I’ve worked over the years in a variety of environments that were totally chaotic and always wondered why employees didn’t do something about it. Why do people put up with chaos when they could be fixing systems to make them more orderly?
Well thanks to a comment from Oksana Fedan I finally understand what causes the acceptance of chaos and it is Business Entropy. Now I am not much of a physicist and I’ll have to resort to physics to explain this so hold on.
Entropy is a “measure of disorder or randomness in a closed system.” The concept originated in thermodynamics but has been applied to all sorts of fields. In physical terms, energy flows from a hotter region to a colder one until they all become equally distributed and less able to utilize that heat.
Business Entropy
Business entropy occurs in bureaucratic organizations when people begin only to see their own jobs and not interactions with others. Employees do only what is expected of them and cease trying to organize the work in a manner that best suits the entire organization.
It takes extra effort to bring order out of chaos and when things get chaotic, organizations just find it easier to adjust to the chaos than to fix it. It takes less energy to do this (and less cost).
Unfortunately, Business Entropy is almost inevitable as an organization grows, becomes more process oriented, jobs become more specialized and bureaucracy emerges.
Bureaucracy begets more bureaucracy and as employees become more process oriented they tend to defend their processes against intrusion from outsiders and change that would benefit the organization as a whole.
It takes a shift in business thinking from a process orientation to an orientation around results to counter Business Entropy and for most companies, that’s just too much of a switch.
….my….brain….It hurts! Should’ve waited until later this morning to read this one.
I think the danger in this type of environment occurs when one molecule (employee) is fervently trying to transfer its heat to another molecule that is already warm. Role responsibilities are taken as dogma resulting in plenty of progress towards a goal that is already achieved or is no longer a priority. The employee is reviewed and excels at the position – but the position’s function has changed or should change. Now you’ve got molecules in different systems that are continually passing their heat energy on to too many cold molecules – the warm environment no longer needs the warmth while the cold environments can’t ever seem to achieve the right temperature.
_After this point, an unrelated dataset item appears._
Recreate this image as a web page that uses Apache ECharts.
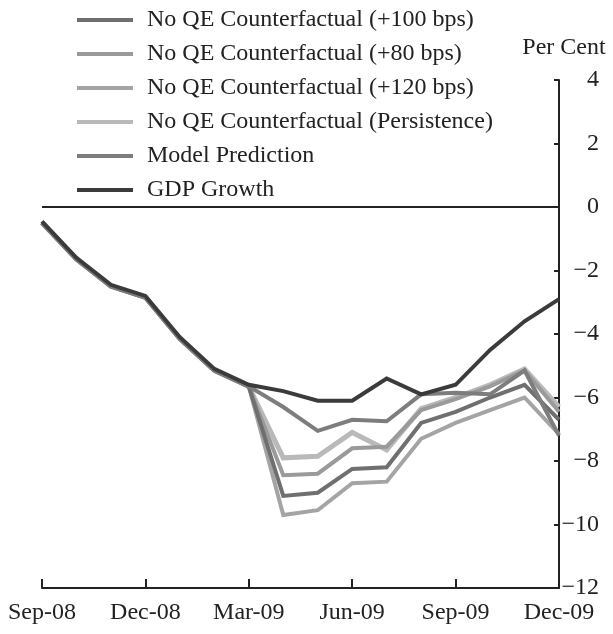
<!DOCTYPE html>
<html>
<head>
<meta charset="utf-8">
<script src="https://cdn.jsdelivr.net/npm/echarts@6/dist/echarts.min.js"></script>
<style>
html,body{margin:0;padding:0;background:#fff;}
#chart{width:613px;height:634px;}
</style>
</head>
<body>
<div id="chart"></div>
<script>
const months = ['Sep-08','Oct-08','Nov-08','Dec-08','Jan-09','Feb-09','Mar-09','Apr-09','May-09','Jun-09','Jul-09','Aug-09','Sep-09','Oct-09','Nov-09','Dec-09'];
const gdpGrowth      = [-0.45,-1.6,-2.45,-2.8,-4.1,-5.1,-5.6,-5.8,-6.1,-6.1,-5.4,-5.9,-5.6,-4.5,-3.6,-2.9];
const modelPred      = [-0.5,-1.65,-2.5,-2.85,-4.15,-5.15,-5.65,-6.3,-7.05,-6.7,-6.75,-5.9,-5.85,-5.9,-5.15,-7.2];
const cf100          = [-0.5,-1.65,-2.5,-2.85,-4.15,-5.15,-5.65,-9.1,-9.0,-8.25,-8.2,-6.8,-6.45,-6.0,-5.6,-6.7];
const cf80           = [-0.5,-1.65,-2.5,-2.85,-4.15,-5.15,-5.65,-8.45,-8.4,-7.6,-7.55,-6.4,-6.05,-5.65,-5.15,-6.45];
const cf120          = [-0.5,-1.65,-2.5,-2.85,-4.15,-5.15,-5.65,-9.7,-9.55,-8.7,-8.65,-7.3,-6.8,-6.4,-6.0,-7.15];
const cfPersist      = [-0.5,-1.65,-2.5,-2.85,-4.15,-5.15,-5.65,-7.9,-7.85,-7.1,-7.65,-6.35,-6.0,-5.6,-5.1,-6.3];
const yTicks = [4,2,0,-2,-4,-6,-8,-10,-12];

const names = ['No QE Counterfactual (+100 bps)','No QE Counterfactual (+80 bps)','No QE Counterfactual (+120 bps)','No QE Counterfactual (Persistence)','Model Prediction','GDP Growth'];
const colors = {
  'No QE Counterfactual (+100 bps)':'#6f6f6f',
  'No QE Counterfactual (+80 bps)':'#9a9a9a',
  'No QE Counterfactual (+120 bps)':'#a4a4a4',
  'No QE Counterfactual (Persistence)':'#b9b9b9',
  'Model Prediction':'#7d7d7d',
  'GDP Growth':'#3b3b3b'
};
const FONT = '"Liberation Serif","Times New Roman",serif';

function line(name, data, width, z){
  return {name, type:'line', data, symbol:'none', z,
    lineStyle:{color:colors[name], width, join:'miter'},
    itemStyle:{color:colors[name]}};
}

const chart = echarts.init(document.getElementById('chart'), null, {renderer:'canvas'});
chart.setOption({
  animation:false,
  backgroundColor:'#fff',
  grid:{left:42, right:54, top:80, bottom:46, containLabel:false},
  legend:{
    data:names, orient:'vertical', left:72, top:3,
    icon:'rect', itemWidth:56, itemHeight:4, itemGap:10,
    textStyle:{fontFamily:FONT, fontSize:24, color:'#222', lineHeight:24, padding:[0,0,0,9]},
    selectedMode:false
  },
  xAxis:{
    type:'category', data:months, boundaryGap:false,
    axisLine:{onZero:false, lineStyle:{color:'#222', width:2}},
    axisTick:{inside:true, length:9, interval:2, lineStyle:{color:'#222', width:2}},
    axisLabel:{interval:2, margin:13, fontFamily:FONT, fontSize:24, color:'#222'},
    splitLine:{show:false}
  },
  yAxis:{
    type:'value', position:'right', min:-12, max:4, interval:2,
    name:'Per Cent', nameLocation:'end', nameGap:20,
    nameTextStyle:{fontFamily:FONT, fontSize:24, color:'#222', align:'center', padding:[0,0,0,10]},
    axisLine:{show:true, lineStyle:{color:'#222', width:2}},
    axisTick:{show:true, inside:true, length:5, lineStyle:{color:'#222', width:2}},
    axisLabel:{margin:40, align:'right', fontFamily:FONT, fontSize:24, color:'#222',
      formatter:v=>yTicks.indexOf(v)>=0 ? (v<0 ? '\u2212'+Math.abs(v) : String(v)) : ''},
    splitLine:{show:false}
  },
  series:[
    line('No QE Counterfactual (Persistence)', cfPersist, 5, 2),
    line('No QE Counterfactual (+120 bps)', cf120, 4, 3),
    line('No QE Counterfactual (+80 bps)', cf80, 4, 3),
    line('No QE Counterfactual (+100 bps)', cf100, 4, 4),
    line('Model Prediction', modelPred, 4, 5),
    Object.assign(line('GDP Growth', gdpGrowth, 4, 6), {
      markLine:{silent:true, symbol:'none', label:{show:false},
        lineStyle:{color:'#222', width:2, type:'solid'},
        data:[{yAxis:0}]}
    })
  ]
});
</script>
</body>
</html>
In a biological system (let’s take the human body) the brain (management and executive) must recognize when one particular organ (department) is failing. This will send more antibodies and oxygen (resources / manpower) to the damaged organ in the hopes of reviving the entire system. But if the heart works fine and the brain isn’t responding to the attention the liver is crying out for, the entire system is at risk of collapse.
Some people can have a crappy liver and plow through, making compromises (no drinking or fatty meat) and live a long time – but over time the longer a problem goes untreated the more likely it will be the thing that kills you.
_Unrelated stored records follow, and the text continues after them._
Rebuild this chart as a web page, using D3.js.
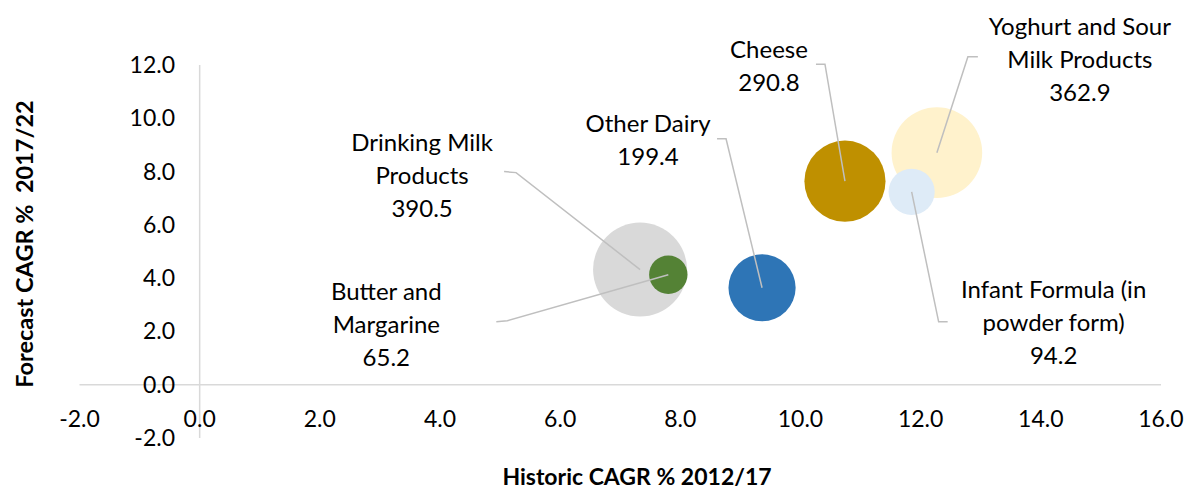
<!DOCTYPE html>
<html>
<head>
<meta charset="utf-8">
<script src="https://cdn.jsdelivr.net/npm/d3@7"></script>
<style>
  body { margin: 0; background: #fff; }
  text { font-family: Lato, "Open Sans", sans-serif; fill: #000; }
</style>
</head>
<body>
<div id="chart"></div>
<script>
// Dairy categories: historic vs forecast CAGR, bubble = market size
var categories = ["Drinking Milk Products", "Butter and Margarine", "Other Dairy",
                  "Cheese", "Yoghurt and Sour Milk Products", "Infant Formula (in powder form)"];
var historicCagr = [7.33, 7.80, 9.36, 10.74, 12.27, 11.85];
var forecastCagr = [4.32, 4.13, 3.64, 7.64, 8.71, 7.24];
var marketSize   = [390.5, 65.2, 199.4, 290.8, 362.9, 94.2];
var colors = ["#d9d9d9", "#548235", "#2e75b6", "#bf9000", "#fff2cc", "#deebf7"];

var xTicks = [-2, 0, 2, 4, 6, 8, 10, 12, 14, 16];
var yTicks = [-2, 0, 2, 4, 6, 8, 10, 12];

// label lines + where each label sits relative to its bubble (pixels)
var labelLines = [
  ["Drinking Milk", "Products", "390.5"],
  ["Butter and", "Margarine", "65.2"],
  ["Other Dairy", "199.4"],
  ["Cheese", "290.8"],
  ["Yoghurt and Sour", "Milk Products", "362.9"],
  ["Infant Formula (in", "powder form)", "94.2"]
];
var labelOffset = [[-218, -127], [-282, 17], [-114, -164], [-76, -132], [143, -126], [142, 98]];
var leaderOffset = [
  [[-136, -98], [-124, -97]],
  [[-172, 47], [-161, 46]],
  [[-45, -149], [-36, -149]],
  [[-29, -117], [-20, -117]],
  [[41, -96], [31, -96]],
  [[36, 130], [27, 130]]
];

var width = 1194, height = 491;

var svg = d3.select("#chart")
  .append("svg")
    .attr("width", width)
    .attr("height", height);

var x = d3.scaleLinear().domain([-2, 16]).range([79.5, 1161]);
var y = d3.scaleLinear().domain([-2, 12]).range([438, 65]);
var r = d3.scaleSqrt().domain([0, 390.5]).range([0, 47]);

// axis lines (cross at zero)
svg.append("line")
  .attr("x1", x(-2)).attr("x2", x(16))
  .attr("y1", y(0)).attr("y2", y(0))
  .style("stroke", "#d9d9d9").style("stroke-width", 1.5);
svg.append("line")
  .attr("x1", x(0)).attr("x2", x(0))
  .attr("y1", y(-2)).attr("y2", y(12))
  .style("stroke", "#d9d9d9").style("stroke-width", 1.5);

// tick labels
svg.selectAll(".xt")
  .data(xTicks)
  .enter().append("text")
    .attr("x", function(d) { return x(d); })
    .attr("y", 427)
    .attr("text-anchor", "middle")
    .style("font-size", "23px")
    .text(function(d) { return d.toFixed(1); });

svg.selectAll(".yt")
  .data(yTicks)
  .enter().append("text")
    .attr("x", 175)
    .attr("y", function(d) { return y(d) + 8; })
    .attr("text-anchor", "end")
    .style("font-size", "23px")
    .text(function(d) { return d.toFixed(1); });

// bubbles
var idx = d3.range(categories.length);
svg.selectAll("circle")
  .data(idx)
  .enter().append("circle")
    .attr("cx", function(i) { return x(historicCagr[i]); })
    .attr("cy", function(i) { return y(forecastCagr[i]); })
    .attr("r", function(i) { return r(marketSize[i]); })
    .style("fill", function(i) { return colors[i]; });

// leader lines
svg.selectAll(".leader")
  .data(idx)
  .enter().append("polyline")
    .attr("points", function(i) {
      var cx = x(historicCagr[i]), cy = y(forecastCagr[i]);
      var p = leaderOffset[i];
      return [[cx + p[0][0], cy + p[0][1]], [cx + p[1][0], cy + p[1][1]], [cx, cy]]
        .map(function(q) { return q.join(","); }).join(" ");
    })
    .style("fill", "none")
    .style("stroke", "#bfbfbf")
    .style("stroke-width", 1.5);

// data labels
idx.forEach(function(i) {
  var cx = x(historicCagr[i]) + labelOffset[i][0];
  var cy = y(forecastCagr[i]) + labelOffset[i][1];
  var t = svg.append("text")
    .attr("text-anchor", "middle")
    .style("font-size", "24px");
  labelLines[i].forEach(function(s, k) {
    t.append("tspan")
      .attr("x", cx)
      .attr("y", cy + 8.5 + k * 33)
      .text(s);
  });
});

// axis titles
svg.append("text")
  .attr("x", 637)
  .attr("y", 485)
  .attr("text-anchor", "middle")
  .style("font-size", "23px")
  .style("font-weight", "bold")
  .text("Historic CAGR % 2012/17");

svg.append("text")
  .attr("transform", "translate(33,244) rotate(-90)")
  .attr("text-anchor", "middle")
  .style("font-size", "23.5px")
  .style("font-weight", "bold")
  .style("white-space", "pre")
  .text("Forecast CAGR %  2017/22");
</script>
</body>
</html>
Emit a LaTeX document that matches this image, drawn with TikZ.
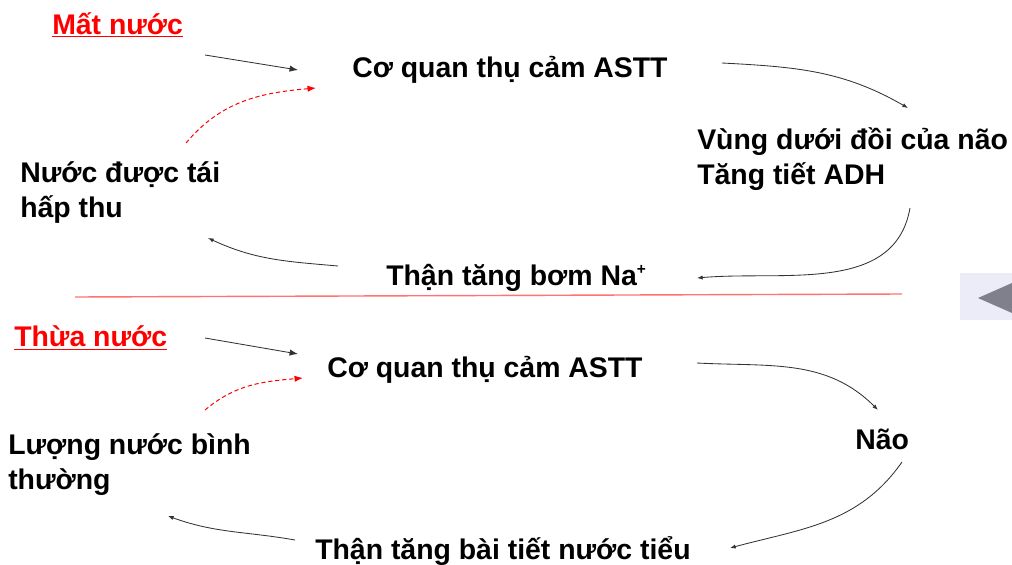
\documentclass[tikz,border=0pt]{standalone}
\usepackage{fontspec}
\setmainfont{Liberation Sans}
\usetikzlibrary{arrows.meta,positioning}

\definecolor{navfill}{RGB}{236,236,248}
\definecolor{navtri}{RGB}{128,128,140}
\definecolor{arrgray}{RGB}{50,50,50}

\newcommand{\ionplus}{\raisebox{0.75ex}{\fontsize{11}{11}\selectfont +}}

\tikzset{
    txt/.style={anchor=west,font=\fontsize{20.2}{25}\selectfont\bfseries,align=left,inner sep=0pt,yshift=-2pt},
    head/.style={txt,text=red},
    arr/.style={arrgray,line width=0.6pt,-{Latex[length=6pt,width=4.5pt]}},
    carr/.style={arrgray,line width=0.6pt,-{Latex[length=4pt,width=3pt]}},
    back/.style={red,line width=0.7pt,dashed,dash pattern=on 3pt off 2pt,-{Latex[length=6pt,width=4.5pt]}}
}

\begin{document}
\begin{tikzpicture}[x=0.025cm,y=0.025cm]
    \useasboundingbox (0,0) rectangle (1012,-565);
    % Upper loop: water loss
    \node[head] (mat) at (52,-22) {\underline{Mất nước}};
    \node[txt] (ast1) at (352,-67) {Cơ quan thụ cảm ASTT};
    \node[txt] (vung) at (697,-156) {Vùng dưới đồi của não\\Tăng tiết ADH};
    \node[txt] (than1) at (386,-275) {Thận tăng bơm Na\ionplus};
    \node[txt] (taihap) at (20,-190) {Nước được tái\\hấp thu};
    % free ends of the connectors
    \coordinate (a1s) at (205,-55);  \coordinate (a1e) at (298,-70);
    \coordinate (b1s) at (186,-143); \coordinate (b1e) at (316,-88);
    \coordinate (c1s) at (722,-63);  \coordinate (c1e) at (908,-108);
    \coordinate (d1s) at (910,-208); \coordinate (d1e) at (697,-278);
    \coordinate (e1s) at (338,-266); \coordinate (e1e) at (208,-238);
    \draw[arr] (a1s) -- (a1e);
    \draw[back] (b1s) to[out=50,in=185] (b1e);
    \draw[carr] (c1s) to[out=-3,in=150] (c1e);
    \draw[carr] (d1s) to[out=-100,in=5] (d1e);
    \draw[carr] (e1s) to[out=175,in=-25] (e1e);
    % Divider
    \draw[red!55,line width=1pt] (75,-297) -- (902,-294);
    % Slide button
    \fill[navfill] (960,-273) rectangle (1012,-320);
    \fill[navtri] (978,-298) -- (1012,-283) -- (1012,-313) -- cycle;
    % Lower loop: water excess
    \node[head] (thua) at (14,-335) {\underline{Thừa nước}};
    \node[txt] (ast2) at (327,-367) {Cơ quan thụ cảm ASTT};
    \node[txt] (nao) at (855,-437) {Não};
    \node[txt] (than2) at (315,-548) {Thận tăng bài tiết nước tiểu};
    \node[txt] (binh) at (8,-462) {Lượng nước bình\\thường};
    \coordinate (a2s) at (205,-338); \coordinate (a2e) at (298,-354);
    \coordinate (b2s) at (205,-410); \coordinate (b2e) at (303,-378);
    \coordinate (c2s) at (697,-363); \coordinate (c2e) at (878,-410);
    \coordinate (d2s) at (902,-462); \coordinate (d2e) at (730,-548);
    \coordinate (e2s) at (295,-540); \coordinate (e2e) at (168,-516);
    \draw[arr] (a2s) -- (a2e);
    \draw[back] (b2s) to[out=40,in=185] (b2e);
    \draw[carr] (c2s) to[out=-3,in=135] (c2e);
    \draw[carr] (d2s) to[out=-125,in=15] (d2e);
    \draw[carr] (e2s) to[out=170,in=-20] (e2e);
\end{tikzpicture}
\end{document}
In the age of change, adaptation, and expansion, is Business Entropy really something that can be accepted as the norm? A lot of North American automobile manufacturers are limping out of hospital after a near-death experience because they were not willing to adapt to a change in their environment. GM required several amputations (Pontiac, Buick). Like a heart attack victim who survives, will they modify their lifestyle or will they go back to smoking and drinking only to require additional life support in 10 years?
And once fixed it slowly happens all over again. Look at the airline industry as an example.
I’m loving this transfer of energy we’re sharing. Gimme more heat!